Michael Felker: Yeah, I mean I love The Matrix. It wasn't an inspiration exactly, but it's always an influence on me, especially in what ways you could push the medium. It was one of the first movies I saw that got me into movies. It made me feel like I can push through multiple frontiers, not just in storytelling and what the script's about, but how you shoot things. And that movie is always my mantra whenever you make a movie, just try one thing you've never done before.

But for this movie specifically, there are three movies. Two of them came from forming a pitch, but there's a third movie that's a good companion piece that I thought about later. The first two movies were Looper and Blood Simple.

Looper is an incredible concept that shows a lot of lore beyond special effects. It’s very economical, because Looper is just a time travel movie that mostly just shows people with guns. You got a futuristic bike here, a telekinesis trick there, but the ideas and the concepts are so primal and raw on film. It's great editing, it's great practical makeup. It’s getting people doing stuff at just different times of day so to speak.

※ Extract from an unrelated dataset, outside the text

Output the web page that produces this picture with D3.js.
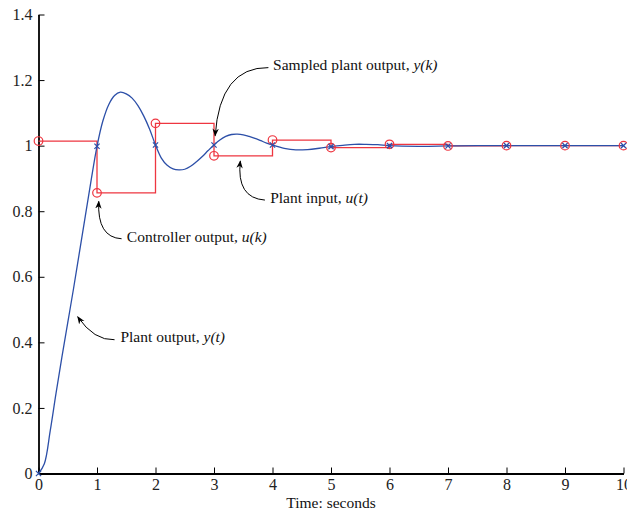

And then Blood Simple I think is just one of the most fun movies of all time. You have moment-to-moment things happening in that movie that genuinely surprise you. All the characters act with their guts and instincts that causes these crazy rippling repercussions and it’s incredibly entertaining but also very true to human nature.

And then the third movie that came up after writing the script that my lead actor Adam mentioned when he read the script, and I love this movie, is Timecrimes which came out in 2007. It's a low-budget horror sci-fi about a man who discovers a time machine on his land. And he's stuck in these infinite loops as he's trying to fix things that he did and inadvertently stopping something that may or may not be caused by him from another timeline... It's a maddeningly wonderful movie that is done basically on a plot of land with a couple of people and it’s incredibly fun and bewildering.

No Film School: All right, one final question. What advice do you have for any other filmmakers possibly wanting to explore time-travel projects?

Michael Felker: Just make things and then learn from your mistakes. There are mistakes I made and things I learned in this movie and there will be mistakes I make and things that I'll learn for the next one, but just go make those mistakes. Take your camera out, and see what good lighting can do, and what bad lighting could. How do you fix that? How do you shape that? Start trying crazy tricks, especially if you're in a sci-fi thriller. Start playing around with tricks, especially as an editor.

A lot of the greatest movies ever made involve getting creative with editing. So get into editing any way you can. Just go out there, fall on your face, fall on your face over and over and over and over again. Be proud that you're doing it and if you still love it, after all of it, you'll eventually make something so freaking cool. And it starts with you just doing anything you can with maybe $0 and go from there.